-- TASK DATA start --

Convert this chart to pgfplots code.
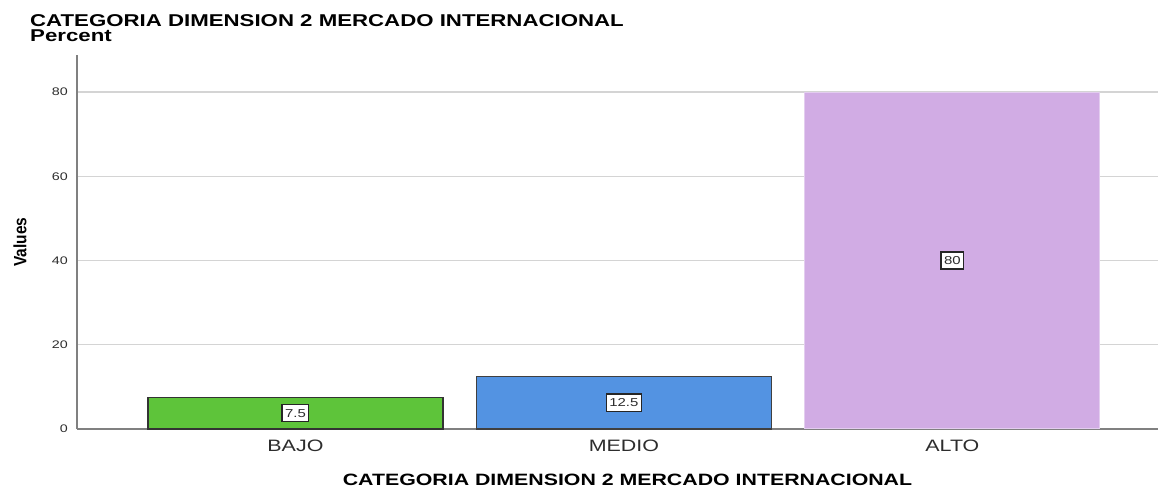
\documentclass[border=0pt]{standalone}
\usepackage{pgfplots}
\pgfplotsset{compat=1.18}
\usepackage{fontspec}
\setmainfont{Liberation Sans}
\definecolor{cgreen}{RGB}{94,196,58}
\definecolor{cblue}{RGB}{83,147,226}
\definecolor{cpurple}{RGB}{209,172,228}
\definecolor{tickgray}{RGB}{45,45,45}
\newcommand\hs[1]{\scalebox{1.3}[1]{#1}}
\begin{document}
\begin{tikzpicture}
\useasboundingbox (-77pt,-58pt) rectangle (1082pt,429pt);
\begin{axis}[
  at={(0pt,0pt)}, anchor=south west,
  scale only axis, width=1081pt, height=374pt,
  xmin=-0.665, xmax=2.626, ymin=0, ymax=88.8,
  axis x line*=bottom, axis y line*=left,
  axis line style={draw=black!50, line width=1.3pt},
  xtick={0,1,2}, xticklabels={\hs{BAJO},\hs{MEDIO},\hs{ALTO}},
  ytick={0,20,40,60,80}, yticklabels={\hs{0},\hs{20},\hs{40},\hs{60},\hs{80}},
  major tick length=0pt,
  ymajorgrids, grid style={draw=black!17, line width=1.2pt},
  tick label style={text=tickgray},
  yticklabel style={font=\fontsize{11}{13}\selectfont, anchor=east, inner sep=0pt, xshift=-9pt},
  xticklabel style={font=\fontsize{16.5}{18}\selectfont, anchor=center, inner sep=0pt, yshift=-17pt},
  ybar, bar width=0.898, bar shift=0pt,
  xlabel={\hs{CATEGORIA DIMENSION 2 MERCADO INTERNACIONAL}},
  xlabel style={font=\bfseries\fontsize{16.4}{18}\selectfont, at={(axis description cs:0.5,0)},
    anchor=center, inner sep=0pt, yshift=-51pt, xshift=10pt},
  ylabel={\scalebox{1}[1.15]{Values}},
  ylabel style={font=\bfseries\fontsize{15.5}{18}\selectfont, at={(axis description cs:0,0.5)},
    anchor=center, inner sep=0pt, yshift=57pt},
  clip=false,
]
\addplot[fill=cgreen, draw=black!80, line width=1.2pt] coordinates {(0,7.5)};
\addplot[fill=cblue, draw=black!75, line width=1.2pt] coordinates {(1,12.5)};
\addplot[fill=cpurple, draw=cpurple!60!white, line width=1pt] coordinates {(2,80)};
\addplot[draw=none, fill=none, nodes near coords={\hs{\pgfplotspointmeta}}, point meta=explicit symbolic,
  every node near coord/.append style={anchor=center, fill=white, draw=black!85,
    line width=1.3pt, inner xsep=3pt, inner ysep=4.5pt, font=\fontsize{11.5}{13}\selectfont, text=tickgray}]
  coordinates {(0,3.75) [7.5] (1,6.25) [12.5] (2,40) [80]};
\end{axis}
\node[anchor=base west, inner sep=0pt, font=\bfseries\fontsize{17.1}{18}\selectfont]
  at (-47pt,402.3pt) {\hs{CATEGORIA DIMENSION 2 MERCADO INTERNACIONAL}};
\node[anchor=base west, inner sep=0pt, font=\bfseries\fontsize{17.1}{18}\selectfont]
  at (-47pt,387.3pt) {\hs{Percent}};
\end{tikzpicture}
\end{document}
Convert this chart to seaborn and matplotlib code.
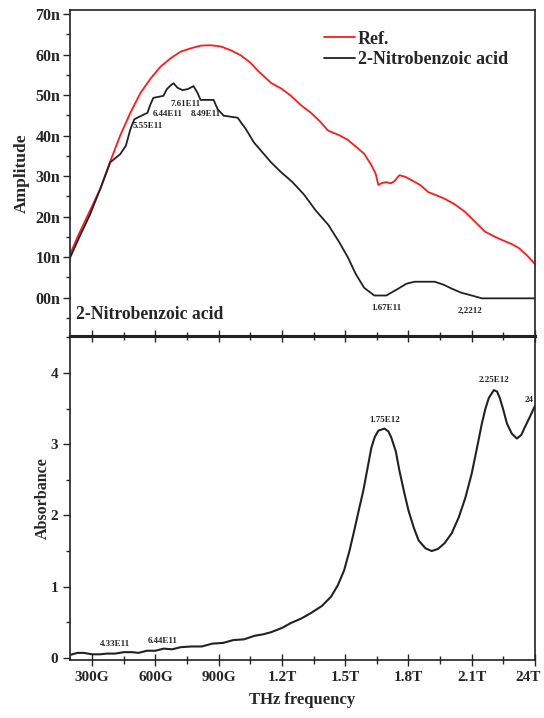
import numpy as np
import pandas as pd
import matplotlib
matplotlib.use("Agg")
import matplotlib.pyplot as plt
import matplotlib.transforms as mtransforms
import seaborn as sns
from matplotlib.ticker import MultipleLocator, FixedLocator

# ---------------- data (THz, nano-amplitude / absorbance) ----------------
ref_x = [0.195, 0.24, 0.29, 0.338, 0.385, 0.433, 0.48, 0.529, 0.576, 0.624, 0.67, 0.719, 0.765,
         0.814, 0.86, 0.91, 0.96, 1.005, 1.05, 1.086, 1.148, 1.2, 1.243, 1.29, 1.338, 1.38,
         1.419, 1.467, 1.51, 1.543, 1.59, 1.624, 1.645, 1.657, 1.675, 1.695, 1.715, 1.733,
         1.757, 1.785, 1.814, 1.855, 1.895, 1.935, 1.971, 2.02, 2.067, 2.11, 2.162, 2.21,
         2.257, 2.29, 2.324, 2.36, 2.4]
ref_y = [10.7, 16.0, 21.5, 26.8, 33.5, 40.0, 45.5, 50.5, 54.0, 57.0, 59.0, 60.7, 61.5,
         62.2, 62.3, 62.0, 61.0, 59.8, 58.0, 56.0, 53.0, 51.5, 49.8, 47.5, 45.6, 43.5,
         41.2, 40.2, 39.0, 37.6, 35.5, 32.7, 30.5, 27.8, 28.3, 28.5, 28.2, 28.7,
         30.2, 29.8, 29.0, 27.8, 26.0, 25.2, 24.4, 23.0, 21.2, 19.0, 16.3, 15.0,
         13.9, 13.2, 12.2, 10.5, 8.3]

smp_x = [0.195, 0.24, 0.29, 0.34, 0.386, 0.433, 0.46, 0.481, 0.50, 0.514, 0.562, 0.575, 0.59,
         0.638, 0.655, 0.675, 0.686, 0.705, 0.729, 0.755, 0.781, 0.80, 0.814, 0.876, 0.895,
         0.924, 0.99, 1.03, 1.067, 1.148, 1.195, 1.25, 1.305, 1.36, 1.419, 1.47, 1.514,
         1.55, 1.59, 1.638, 1.695, 1.752, 1.79, 1.829, 1.924, 1.965, 2.005, 2.05, 2.1,
         2.148, 2.25, 2.4]
smp_y = [9.8, 15.0, 20.5, 27.0, 33.4, 35.4, 37.5, 41.5, 44.0, 44.4, 45.6, 47.5, 49.3,
         49.8, 51.5, 52.5, 52.9, 51.8, 51.2, 51.5, 52.2, 50.5, 48.8, 48.8, 46.5,
         44.9, 44.4, 41.5, 38.3, 33.4, 31.0, 28.5, 25.4, 21.5, 18.0, 13.8, 9.8,
         5.8, 2.4, 0.5, 0.5, 2.2, 3.4, 3.9, 3.9, 3.2, 2.2, 1.2, 0.5,
         -0.2, -0.2, -0.2]

abs_x = [0.195, 0.23, 0.26, 0.30, 0.338, 0.37, 0.41, 0.45, 0.49, 0.52, 0.56, 0.60, 0.64, 0.68,
         0.72, 0.77, 0.82, 0.87, 0.92, 0.97, 1.02, 1.07, 1.11, 1.148, 1.2, 1.243, 1.29,
         1.338, 1.39, 1.433, 1.465, 1.495, 1.52, 1.543, 1.565, 1.586, 1.605, 1.624, 1.64,
         1.657, 1.686, 1.705, 1.719, 1.74, 1.757, 1.78, 1.8, 1.825, 1.848, 1.88, 1.91,
         1.94, 1.971, 2.005, 2.038, 2.07, 2.1, 2.125, 2.148, 2.165, 2.181, 2.205, 2.22,
         2.233, 2.25, 2.267, 2.29, 2.314, 2.335, 2.352, 2.375, 2.4]
abs_y = [0.04, 0.07, 0.07, 0.05, 0.05, 0.06, 0.06, 0.08, 0.08, 0.07, 0.10, 0.10, 0.13, 0.12,
         0.15, 0.16, 0.16, 0.20, 0.21, 0.25, 0.26, 0.31, 0.33, 0.36, 0.42, 0.49, 0.55,
         0.63, 0.73, 0.86, 1.02, 1.23, 1.50, 1.79, 2.08, 2.35, 2.65, 2.95, 3.10,
         3.19, 3.22, 3.18, 3.09, 2.90, 2.63, 2.32, 2.07, 1.83, 1.65, 1.54, 1.50,
         1.53, 1.61, 1.75, 1.97, 2.25, 2.59, 2.95, 3.29, 3.50, 3.65, 3.76, 3.74,
         3.65, 3.48, 3.29, 3.15, 3.08, 3.13, 3.24, 3.38, 3.54]

top_ann = [("5.55E11", 0.562, 42.4), ("6.44E11", 0.66, 45.4), ("7.61E11", 0.745, 47.8),
           ("8.49E11", 0.84, 45.4), ("1.67E11", 1.695, -2.7), ("2,2212", 2.09, -3.2)]
bot_ann = [("4.33E11", 0.41, 0.20), ("6.44E11", 0.633, 0.24), ("1.75E12", 1.686, 3.34),
           ("2.25E12", 2.205, 3.90), ("24", 2.37, 3.62)]

x_ticks = [0.3, 0.6, 0.9, 1.2, 1.5, 1.8, 2.1, 2.4]
x_labels = ["300G", "600G", "900G", "1.2T", "1.5T", "1.8T", "2.1T", "24T"]
amp_ticks = [0, 10, 20, 30, 40, 50, 60, 70]
amp_labels = ["00n", "10n", "20n", "30n", "40n", "50n", "60n", "70n"]
abs_ticks = [0, 1, 2, 3, 4]

# ---------------- style ----------------
sns.set_style("white")
plt.rcParams["font.family"] = ["Liberation Serif", "DejaVu Serif"]
plt.rcParams["font.weight"] = "bold"
plt.rcParams["axes.linewidth"] = 1.2

fig = plt.figure(figsize=(5.44, 7.18), dpi=100)
ax1 = fig.add_axes([70/544, 1-336/718, 465/544, 326/718])
ax2 = fig.add_axes([70/544, 1-660/718, 465/544, 324/718])

df_ref = pd.DataFrame({"f": ref_x, "v": ref_y})
df_smp = pd.DataFrame({"f": smp_x, "v": smp_y})
df_abs = pd.DataFrame({"f": abs_x, "v": abs_y})

sns.lineplot(data=df_ref, x="f", y="v", ax=ax1, color="#ff1a1a", lw=1.3, label="Ref.")
sns.lineplot(data=df_smp, x="f", y="v", ax=ax1, color="#222222", lw=1.3, label="2-Nitrobenzoic acid")
sns.lineplot(data=df_abs, x="f", y="v", ax=ax2, color="#222222", lw=1.5)

for ax in (ax1, ax2):
    ax.set_xlim(0.195, 2.4)
    ax.xaxis.set_major_locator(FixedLocator(x_ticks))
    ax.xaxis.set_minor_locator(FixedLocator([0.45, 0.75, 1.05, 1.35, 1.65, 1.95, 2.25]))
    for s in ax.spines.values():
        s.set_color("#222222")
        s.set_linewidth(1.2)

# top axes
ax1.set_ylim(-9.5, 71)
ax1.set_yticks(amp_ticks)
ax1.set_yticklabels(amp_labels, fontsize=11.5, fontweight="bold")
ax1.yaxis.set_minor_locator(MultipleLocator(5))
ax1.set_xticklabels([])
ax1.tick_params(axis="y", which="major", direction="out", length=5, width=1, left=True, pad=2)
ax1.tick_params(axis="y", which="minor", direction="out", length=3, width=1, left=True)
ax1.tick_params(axis="x", which="both", bottom=False)
ax1.set_xlabel("")
ax1.set_ylabel("Amplitude", fontsize=12.5, fontweight="bold", labelpad=4)
ax1.spines["bottom"].set_linewidth(2.2)
leg = ax1.legend(loc="upper left", bbox_to_anchor=(0.52, 0.975), frameon=False,
                 handlelength=1.7, handletextpad=0.15, labelspacing=0.2, borderaxespad=0.3,
                 prop={"family": "Liberation Serif", "weight": "bold", "size": 13})
ax1.text(0.012, 0.066, "2-Nitrobenzoic acid", transform=ax1.transAxes, fontsize=12.7,
         fontweight="bold", va="center", ha="left")
for t, x, y in top_ann:
    ax1.text(x, y, t, fontsize=6.5, fontweight="bold", ha="center", va="center")

# bottom axes
ax2.set_ylim(-0.03, 4.52)
ax2.set_yticks(abs_ticks)
ax2.set_yticklabels([str(v) for v in abs_ticks], fontsize=11, fontweight="bold")
ax2.yaxis.set_minor_locator(MultipleLocator(0.5))
ax2.set_xticklabels(x_labels, fontsize=11, fontweight="bold")
ax2.tick_params(axis="y", which="major", direction="out", length=5, width=1, left=True)
ax2.tick_params(axis="y", which="minor", direction="out", length=3, width=1, left=True)
ax2.tick_params(axis="x", which="major", direction="inout", length=9, width=1,
                bottom=True, top=True)
ax2.tick_params(axis="x", which="minor", direction="inout", length=6, width=1,
                bottom=True, top=True)
ax2.set_xlabel("THz frequency", fontsize=12, fontweight="bold", labelpad=6)
ax2.set_ylabel("Absorbance", fontsize=11.5, fontweight="bold", labelpad=0)
ax2.spines["top"].set_linewidth(2.2)
last = ax2.get_xticklabels()[-1]
last.set_transform(last.get_transform() + mtransforms.ScaledTranslation(-7/100, 0, fig.dpi_scale_trans))
for t, x, y in bot_ann:
    ax2.text(x, y, t, fontsize=6.5, fontweight="bold", ha="center", va="center")

fig.savefig("out.png", dpi=100)
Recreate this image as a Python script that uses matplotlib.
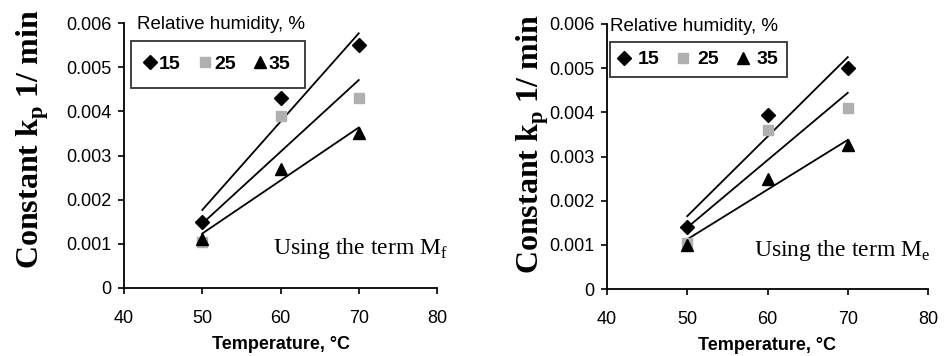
import numpy as np
import matplotlib
matplotlib.use('Agg')
from matplotlib import pyplot as plt

# data
temps = [50, 60, 70]
humidity = ['15', '25', '35']
kp_mf = {'15': [0.0015, 0.0043, 0.0055],
         '25': [0.00105, 0.0039, 0.0043],
         '35': [0.0011, 0.0027, 0.0035]}
kp_me = {'15': [0.0014, 0.00395, 0.0050],
         '25': [0.00105, 0.0036, 0.0041],
         '35': [0.0010, 0.0025, 0.00325]}
xticks = [40, 50, 60, 70, 80]
yticks = [0, 0.001, 0.002, 0.003, 0.004, 0.005, 0.006]
ytick_labels = ['0', '0.001', '0.002', '0.003', '0.004', '0.005', '0.006']

markers = {'15': 'D', '25': 's', '35': '^'}
mcolors = {'15': 'black', '25': '#b0b0b0', '35': 'black'}
msizes = {'15': 7, '25': 7, '35': 8}

sans = 'Liberation Sans'
serif = 'Liberation Serif'

fig = plt.figure(figsize=(9.44, 3.56), dpi=100)
W, H = 944.0, 356.0
# axes boxes in pixels: left, top, right, bottom
boxes = [(124, 23, 437, 288), (607, 24, 928, 289)]
panels = [(kp_mf, 'f'), (kp_me, 'e')]


def draw_panel(ax, data, sub, leg_box, colsp, tpad, bpad, title_xy, note_xy, ylab_xy):
    for h in humidity:
        y = data[h]
        ax.plot(temps, y, linestyle='none', marker=markers[h], color=mcolors[h],
                markersize=msizes[h], label=h, zorder=3)
        # linear trend line
        p = np.polyfit(temps, y, 1)
        xx = np.array([temps[0], temps[-1]])
        ax.plot(xx, np.polyval(p, xx), color='black', lw=1.3, zorder=2)

    ax.set_xlim(40, 80)
    ax.set_ylim(0, 0.006)
    ax.set_xticks(xticks)
    ax.set_yticks(yticks)
    ax.set_yticklabels(ytick_labels)
    ax.spines['top'].set_visible(False)
    ax.spines['right'].set_visible(False)
    ax.spines['left'].set_linewidth(1.3)
    ax.spines['bottom'].set_linewidth(1.3)
    ax.tick_params(direction='out', length=4, width=1.2, labelsize=13)
    for t in ax.get_xticklabels() + ax.get_yticklabels():
        t.set_fontfamily(sans)
    ax.tick_params(axis='x', pad=12)
    ax.tick_params(axis='y', pad=5)

    ax.set_xlabel('Temperature, \u00b0C', fontfamily=sans, fontweight='bold',
                  fontsize=13, labelpad=6)
    yl = ax.set_ylabel(r'Constant k$_\mathregular{p}$ 1/ min', fontfamily=serif,
                       fontweight='bold', fontsize=23)
    yl.set_va('center')
    ax.yaxis.set_label_coords(ylab_xy[0], ylab_xy[1])

    leg = ax.legend(loc='upper left', bbox_to_anchor=leg_box, ncol=3,
                    frameon=True, fancybox=False, handlelength=0.5,
                    handletextpad=tpad, columnspacing=colsp, borderpad=bpad,
                    borderaxespad=0,
                    prop={'family': sans, 'weight': 'bold', 'size': 14})
    leg.get_frame().set_edgecolor('black')
    leg.get_frame().set_linewidth(1.3)

    ax.text(title_xy[0], title_xy[1], 'Relative humidity, %', transform=ax.transAxes,
            fontfamily=sans, fontsize=13.5, ha='left', va='center')
    ax.text(note_xy[0], note_xy[1], 'Using the term M$_\\mathregular{' + sub + '}$',
            transform=ax.transAxes, fontfamily=serif, fontsize=17,
            ha='left', va='center')


legs = [(0.022, 0.932), (0.01, 0.932)]
colsps = [1.0, 1.0]
tpads = [0.2, 0.45]
bpads = [0.75, 0.45]
titles = [(0.042, 0.995), (0.01, 0.99)]
notes = [(0.476, 0.15), (0.458, 0.147)]
ylabs = [(-0.29, 0.56), (-0.23, 0.545)]
for (l, t, r, b), (data, sub), lb, cs, tp, bp, tt, nn, yy in zip(
        boxes, panels, legs, colsps, tpads, bpads, titles, notes, ylabs):
    ax = fig.add_axes([l / W, 1 - b / H, (r - l) / W, (b - t) / H])
    draw_panel(ax, data, sub, lb, cs, tp, bp, tt, nn, yy)

fig.savefig('out.png', dpi=100)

-- TASK DATA end --

__PROBLEM DESCRIPTION__:
Count each line of the data where the word "matplotlib" appears, then reply with the total only.

__FULL ANSWER__:
10